Un homme d'esprit serait souvent bien embarrassé sans la compagnie des sots.

CXLIII

On se vante souvent mal à propos de ne se point ennuyer, et l'homme est si glorieux qu'il ne veut pas se trouver de mauvaise compagnie.

CXLIV

On n'oublie jamais mieux les choses que quand on s'est lassé d'en parler.

CXLV

Comme c'est le caractère des grands esprits de faire entendre avec peu de paroles beaucoup de choses, les petits esprits en revanche ont le don de beaucoup parler, et de ne dire rien.

CXLVI

C'est plutôt par l'estime de nos propres sentiments que nous exagérons les bonnes qualités des autres, que par leur mérite; et nous nous louons en effet, lorsqu'il semble que nous leur donnons des louanges.

CXLVII

La modestie, qui semble refuser les louanges, n'est en effet qu'un désir d'en avoir de plus délicates.

CXLVIII

On n'aime point à louer, et on ne loue jamais personne sans intérêt. La louange est une flatterie habile, cachée, et délicate, qui satisfait différemment celui qui la donne, et celui qui la reçoit. L'un la prend comme une récompense de son mérite; l'autre la donne pour faire remarquer son équité et son discernement.

CXLIX

Ier état – Nous choisissons souvent des louanges empoisonnées qui font voir par contrecoup en ceux que nous louons des défauts que nous n'osons découvrir autrement.

2e état – Même texte, augmenté de la phrase suivante: Nous élevons la gloire des uns pour abaisser par là celle des autres, et on louerait moins Monsieur le Prince et Monsieur de Turenne si on ne les voulait point blâmer tous deux.

CL

On ne loue que pour être loué.

CLI

On ne blâme le vice et on ne loue la vertu que par intérêt.

CLII

Peu de gens sont assez sages pour aimer mieux le blâme qui leur sert que la louange qui les trahit.

CLIII

Il y a des reproches qui louent, et des louanges qui médisent.

CLIV

Le refus des louanges est un désir d'être loué deux fois.

CLV

La louange qu'on nous donne sert au moins à nous fixer dans la pratique des vertus.

CLVI

L'approbation que l'on donne à l'esprit, à la beauté et à la valeur, les augmente, les perfectionne, et leur fait faire de plus grands effets qu'ils n'auraient été capables de faire d'eux-mêmes.

CLVII

L'amour-propre empêche bien que celui qui nous flatte ne soit jamais celui qui nous flatte le plus.

CLVIII

Si nous ne nous flattions point nous-mêmes, la flatterie des autres ne nous ferait jamais de mal.

CLIX

On ne fait point de distinction dans les espèces de colères, bien qu'il y en ait une légère et quasi innocente, qui vient de l'ardeur de la complexion, et une autre très criminelle, qui est à proprement parler la fureur de l'orgueil.

CLX

La nature fait le mérite, et la fortune le met en œuvre.

CLXI

Les grandes âmes ne sont pas celles qui ont moins de passions et plus de vertu que les âmes communes, mais celles seulement qui ont de plus grands desseins.

CLXII

Ier état – Comme il y a de bonnes viandes qui affadissent le cœur, il y a un mérite fade, et des personnes qui dégoûtent avec des qualités bonnes et inestimables.

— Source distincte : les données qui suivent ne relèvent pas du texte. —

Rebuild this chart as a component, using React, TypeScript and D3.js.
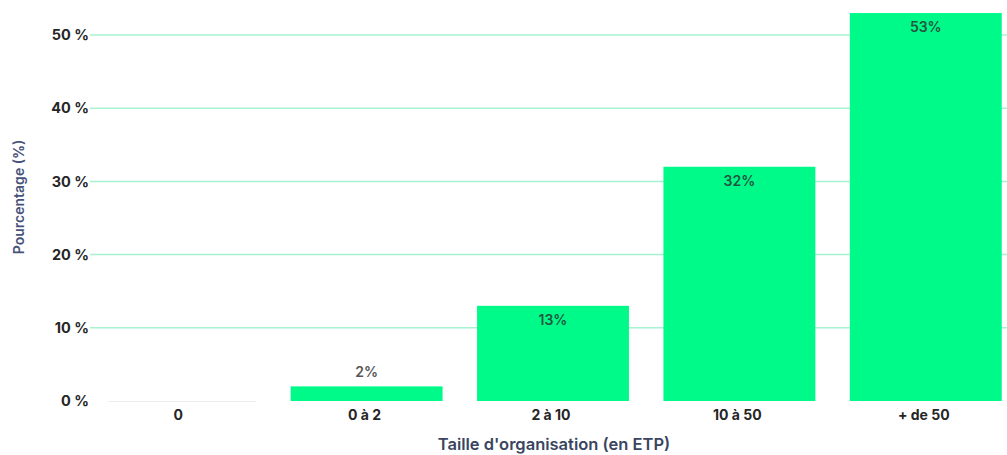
import React, { useRef, useEffect } from 'react';
import * as d3 from 'd3';

const categories = ['0', '0 à 2', '2 à 10', '10 à 50', '+ de 50'];
const values = [0, 2, 13, 32, 53];
const yTicks = [0, 10, 20, 30, 40, 50];

const App: React.FC = () => {
  const ref = useRef<SVGSVGElement | null>(null);
  const width = 1007;
  const height = 455;

  useEffect(() => {
    const svg = d3.select(ref.current);
    svg.selectAll('*').remove();

    const x = d3.scaleBand<string>()
      .domain(categories)
      .range([87, 1019])
      .paddingInner(0.185)
      .paddingOuter(0.0925);
    const y = d3.scaleLinear().domain([0, 50]).range([401, 35]);

    const font = 'Inter, "DejaVu Sans", sans-serif';

    // gridlines
    svg.append('g')
      .selectAll('line')
      .data(yTicks.filter(t => t > 0))
      .join('line')
      .attr('x1', 90)
      .attr('x2', width)
      .attr('y1', d => y(d))
      .attr('y2', d => y(d))
      .attr('stroke', '#a6f3cf')
      .attr('stroke-width', 1.5);

    // faint baseline under the empty "0" bar
    svg.append('line')
      .attr('x1', x('0')! + 4).attr('x2', x('0')! + x.bandwidth())
      .attr('y1', y(0) + 0.5).attr('y2', y(0) + 0.5)
      .attr('stroke', '#ececec')
      .attr('stroke-width', 1);

    // y tick labels
    svg.append('g')
      .selectAll('text')
      .data(yTicks)
      .join('text')
      .attr('x', 89)
      .attr('y', d => y(d))
      .attr('dy', '0.36em')
      .attr('text-anchor', 'end')
      .attr('font-family', font)
      .attr('font-weight', 700)
      .attr('font-size', 14.5)
      .attr('fill', '#262626')
      .text(d => `${d} %`);

    // bars
    svg.append('g')
      .selectAll('rect')
      .data(values)
      .join('rect')
      .attr('x', (_, i) => x(categories[i])!)
      .attr('width', x.bandwidth())
      .attr('y', d => y(d))
      .attr('height', d => y(0) - y(d))
      .attr('fill', '#00fa8a');

    // value labels
    svg.append('g')
      .selectAll('text')
      .data(values)
      .join('text')
      .filter(d => d > 0)
      .attr('x', d => x(categories[values.indexOf(d)])! + x.bandwidth() / 2)
      .attr('y', d => (d < 5 ? y(d) - 9 : y(d) + 19))
      .attr('text-anchor', 'middle')
      .attr('font-family', font)
      .attr('font-weight', 600)
      .attr('font-size', 14)
      .attr('fill', d => (d < 5 ? '#555' : '#22573f'))
      .text(d => `${d}%`);

    // x tick labels
    svg.append('g')
      .selectAll('text')
      .data(categories)
      .join('text')
      .attr('x', d => x(d)! + x.bandwidth() / 2 - 2)
      .attr('y', 420)
      .attr('text-anchor', 'middle')
      .attr('font-family', font)
      .attr('font-weight', 700)
      .attr('font-size', 14)
      .attr('fill', '#262626')
      .text(d => d);

    // axis titles
    svg.append('text')
      .attr('x', 554)
      .attr('y', 450)
      .attr('text-anchor', 'middle')
      .attr('font-family', font)
      .attr('font-weight', 600)
      .attr('font-size', 16.5)
      .attr('fill', '#3a4560')
      .text("Taille d'organisation (en ETP)");

    svg.append('text')
      .attr('transform', 'translate(24,197) rotate(-90)')
      .attr('text-anchor', 'middle')
      .attr('font-family', font)
      .attr('font-weight', 600)
      .attr('font-size', 14)
      .attr('fill', '#47527a')
      .text('Pourcentage (%)');
  }, []);

  return (
    <svg
      ref={ref}
      width={width}
      height={height}
      style={{ position: 'absolute', left: 0, top: 0, background: '#fff' }}
    />
  );
};

export default App;
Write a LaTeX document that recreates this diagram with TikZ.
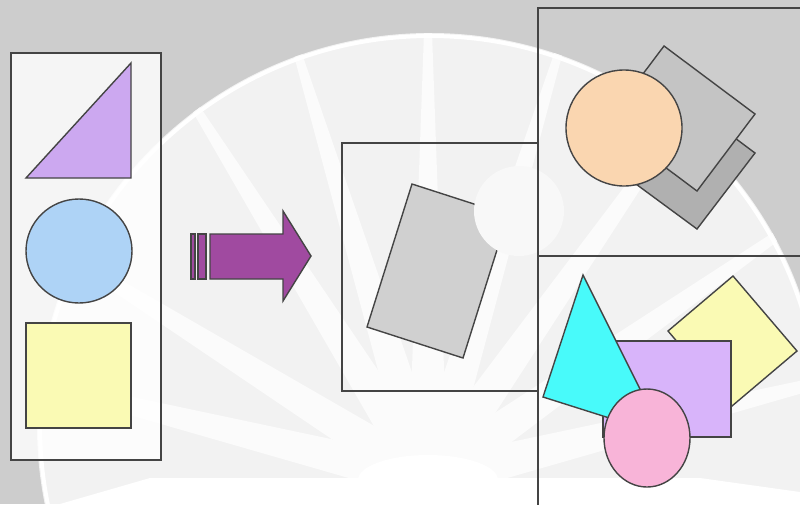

2e état – Idem, sauf le dernier mot: estimables.

CLXIII

Il y a des gens dont le mérite consiste à dire et à faire des sottises utilement, et qui gâteraient tout s'ils changeaient de conduite.

CLXIV

L'art de savoir bien mettre en œuvre de médiocres qualités donne souvent plus de réputation que le véritable mérite.

CLXV

Les rois font des hommes comme des pièces de monnaie; ils les font valoir ce qu'ils veulent, et l'on est forcé de les recevoir selon leur cours, et non pas selon leur véritable prix.

CLXVI

Ce n'est pas assez d'avoir de grandes qualités, il en faut avoir l'économie.

CLXVII

On se mécompte toujours dans le jugement que l'on fait de nos actions, quand elles sont plus grandes que nos desseins.

CLXVIII

Il faut une certaine proportion entre les actions et les desseins si on en veut tirer tous les effets qu'elles peuvent produire.